WORK TO DO: Find the lines with "this" in them and copy them out.

STORED ROWS:
******************************

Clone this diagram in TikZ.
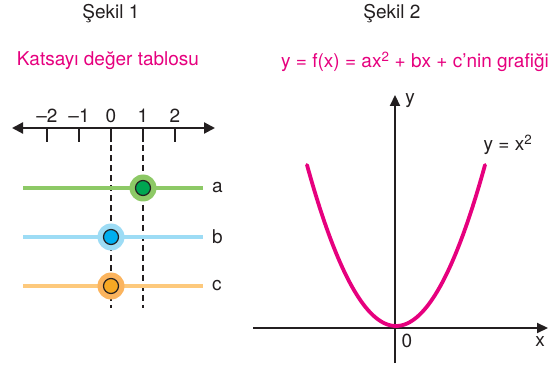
\documentclass[tikz,border=0pt]{standalone}
\usepackage{fontspec}
\setmainfont{TeX Gyre Heros}
\usetikzlibrary{arrows.meta,positioning}

\definecolor{mag}{HTML}{E6007E}
\definecolor{grnL}{HTML}{8DC966}
\definecolor{grnD}{HTML}{00A651}
\definecolor{bluL}{HTML}{9DDCF5}
\definecolor{bluD}{HTML}{00AEEF}
\definecolor{orgL}{HTML}{FDC97C}
\definecolor{orgM}{HTML}{FBB45E}
\definecolor{orgD}{HTML}{F7A823}
\definecolor{ink}{HTML}{231F20}

\begin{document}
\begin{tikzpicture}[x=1pt, y=-1pt,
  txt/.style={font=\fontsize{19}{21}\selectfont, text=ink, inner sep=0pt},
  head/.style={txt, text=mag},
  axis/.style={{Triangle[length=11pt, width=11pt]}-{Triangle[length=11pt, width=11pt]},
               line width=2.2pt, draw=ink},
  yaxis/.style={-{Triangle[length=11pt, width=10pt]}, line width=2.2pt, draw=ink},
  tick/.style={line width=1.6pt, draw=ink},
  guide/.style={line width=2.6pt, draw=ink, dash pattern=on 6pt off 4pt},
  coef/.style={line width=4pt, draw=#1},
  halo/.style={circle, fill=#1, minimum size=27pt, inner sep=0pt},
  dot/.style={circle, fill=#1, draw=ink, line width=1.2pt, minimum size=15pt, inner sep=0pt}]
\useasboundingbox (0,0) rectangle (560,366);

% Sekil 1
\node[txt] (s1) at (111,14) {Şekil 1};
\node[head] (t1) at (108,61) {Katsayı değer tablosu};
\coordinate (nl) at (12,128);
\coordinate (nr) at (215,128);
\draw[axis] (nl) -- (nr);
\foreach \v/\px in {-2/47,-1/79,0/111,1/143,2/175}{
  \draw[tick] (\px,128) -- (\px,142);
  \node[txt] (n\v) at (\px,116) {\ifnum\v<0 –\fi\ifnum\v<0 \the\numexpr-\v\relax\else\v\fi};
}
\draw[guide] (111,145) -- (111,308);
\draw[guide] (143,145) -- (143,308);

\foreach \k/\yy/\cL/\cM/\cD/\px in {a/188/grnL/grnL/grnD/143,
                                    b/237/bluL/bluL/bluD/111,
                                    c/286/orgL/orgM/orgD/111}{
  \draw[coef=\cL] (23,\yy) -- (203,\yy) coordinate (e\k);
  \node[txt, right=9pt of e\k] (l\k) {\k};
  \node[halo=\cM] (h\k) at (\px,\yy) {};
  \node[dot=\cD] (d\k) at (h\k) {};
}

% Sekil 2
\node[txt] (s2) at (392,14) {Şekil 2};
\node[head] (t2) at (415,62) {y = f(x) = ax\textsuperscript{2} + bx + c’nin grafiği};
\coordinate (o) at (395,328);
\draw[yaxis] (253,328) -- (548,328);
\draw[yaxis] (395,363) -- (395,95);
\node[txt] (ly) at (410,101) {y};
\node[txt] (lx) at (540,342) {x};
\node[txt] (l0) at (407,341) {0};
\draw[mag, line width=3.8pt, line cap=round]
  plot[domain=-89:89, samples=80, smooth] ({396+\x},{326-161*(\x/89)*(\x/89)});
\node[txt] (lf) at (508,145) {y = x\textsuperscript{2}};
\end{tikzpicture}
\end{document}
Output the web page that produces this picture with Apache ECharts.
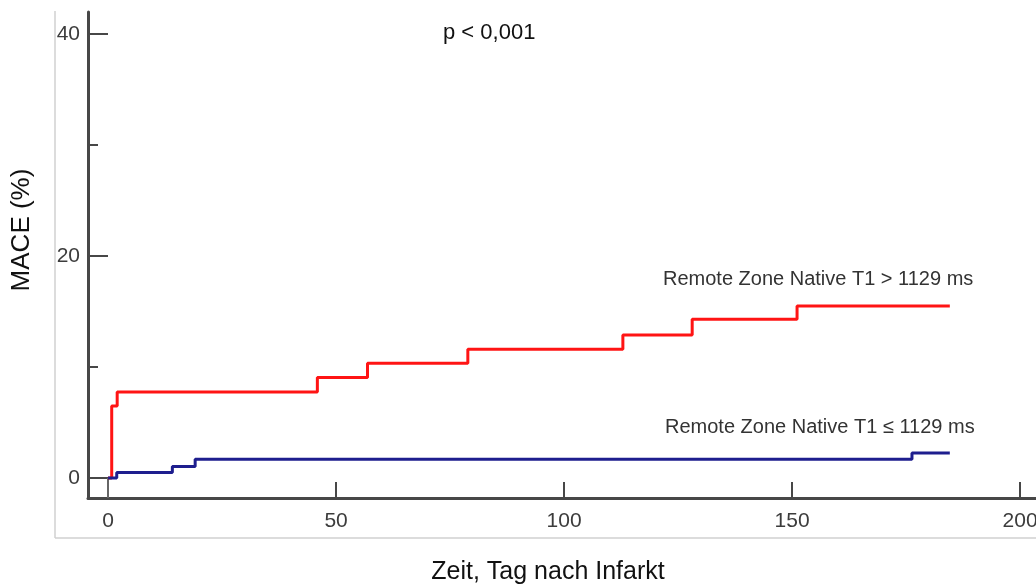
<!DOCTYPE html>
<html>
<head>
<meta charset="utf-8">
<title>MACE</title>
<script src="https://cdn.jsdelivr.net/npm/echarts@6/dist/echarts.min.js"></script>
<style>
  html, body { margin: 0; padding: 0; background: #fff; }
  #echars_main { width: 1036px; height: 588px; }
</style>
</head>
<body>
<div id="echars_main"></div>
<script>
// Daten
var timeRed = [0, 0.8, 2.0, 45.9, 56.9, 78.9, 112.9, 128.1, 151.1, 184.6];
var maceRed = [0, 6.5, 7.75, 9.05, 10.35, 11.6, 12.9, 14.3, 15.5, 15.5];
var timeBlue = [0, 1.9, 14.1, 19.1, 176.3, 184.6];
var maceBlue = [0, 0.5, 1.05, 1.7, 2.25, 2.25];

var xTicks = [0, 50, 100, 150, 200];
var yTicks = [0, 20, 40];
var yMinorTicks = [10, 30];

var nameRed = 'Remote Zone Native T1 > 1129 ms';
var nameBlue = 'Remote Zone Native T1 ≤ 1129 ms';

var font = 'Liberation Sans, Arial, sans-serif';
var axisColor = '#474747';

function pairs(xs, ys) {
  return xs.map(function (x, i) { return [x, ys[i]]; });
}

var myChart = echarts.init(document.getElementById('echars_main'));

var option = {
  animation: false,
  backgroundColor: '#fff',
  textStyle: { fontFamily: font },
  grid: { left: 88, right: 0, top: 12, height: 486, outerBoundsMode: 'none', containLabel: false },
  xAxis: [
    {
      type: 'value', min: -4.4, max: 203.5,
      axisLine: { onZero: false, lineStyle: { color: axisColor, width: 3 } },
      axisTick: { inside: true, length: 16, customValues: xTicks.slice(1), lineStyle: { color: axisColor, width: 2 } },
      axisLabel: { customValues: xTicks, margin: 13, fontSize: 21, color: '#3c3c3c', fontFamily: font },
      splitLine: { show: false }
    },
    {
      // nur der etwas laengere Strich bei 0
      type: 'value', min: -4.4, max: 203.5, position: 'bottom',
      axisLine: { show: false, onZero: false },
      axisTick: { inside: true, length: 20, customValues: [0], lineStyle: { color: '#666', width: 2 } },
      axisLabel: { show: false },
      splitLine: { show: false }
    }
  ],
  yAxis: [
    {
      type: 'value', min: -1.8, max: 42,
      axisLine: { show: true, onZero: false, lineStyle: { color: axisColor, width: 3 } },
      axisTick: { show: true, inside: true, length: 20, customValues: yTicks, lineStyle: { color: axisColor, width: 2 } },
      axisLabel: { customValues: yTicks, margin: 8, fontSize: 21, color: '#3c3c3c', fontFamily: font },
      splitLine: { show: false }
    },
    {
      type: 'value', min: -1.8, max: 42, position: 'left',
      axisLine: { show: false, onZero: false },
      axisTick: { show: true, inside: true, length: 10, customValues: yMinorTicks, lineStyle: { color: axisColor, width: 2 } },
      axisLabel: { show: false },
      splitLine: { show: false }
    }
  ],
  series: [
    {
      name: nameRed, type: 'line', step: 'end', showSymbol: false,
      xAxisIndex: 0, yAxisIndex: 0,
      lineStyle: { color: '#ff1414', width: 3 },
      itemStyle: { color: '#ff1414' },
      data: pairs(timeRed, maceRed)
    },
    {
      name: nameBlue, type: 'line', step: 'end', showSymbol: false,
      xAxisIndex: 0, yAxisIndex: 0,
      lineStyle: { color: '#1e1e8e', width: 3 },
      itemStyle: { color: '#1e1e8e' },
      data: pairs(timeBlue, maceBlue)
    }
  ],
  graphic: [
    { type: 'line', silent: true, shape: { x1: 55, y1: 11, x2: 55, y2: 538 }, style: { stroke: '#d0d0d0', lineWidth: 1.5 } },
    { type: 'line', silent: true, shape: { x1: 55, y1: 538, x2: 1036, y2: 538 }, style: { stroke: '#d0d0d0', lineWidth: 1.5 } },
    { type: 'text', left: 443, top: 22, style: { text: 'p < 0,001', font: '22px ' + font, fill: '#111' } },
    { type: 'text', left: 663, top: 269, style: { text: nameRed, font: '20px ' + font, fill: '#333' } },
    { type: 'text', left: 665, top: 417, style: { text: nameBlue, font: '20px ' + font, fill: '#333' } },
    { type: 'text', x: 22, y: 230, rotation: Math.PI / 2,
      style: { text: 'MACE (%)', font: '26px ' + font, fill: '#111', align: 'center', verticalAlign: 'middle' } },
    { type: 'text', x: 548, y: 572,
      style: { text: 'Zeit, Tag nach Infarkt', font: '25px ' + font, fill: '#111', align: 'center', verticalAlign: 'middle' } }
  ]
};

myChart.setOption(option);
</script>
</body>
</html>
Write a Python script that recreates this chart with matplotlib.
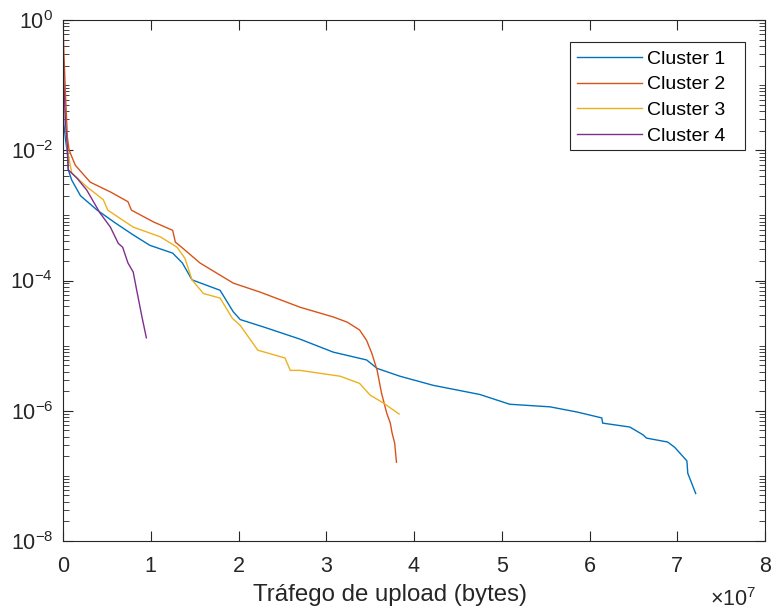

******************************

SOLUTION:
Clone this diagram in TikZ.
Output the web page that produces this picture with Apache ECharts.
Write a Python script that recreates this chart with matplotlib.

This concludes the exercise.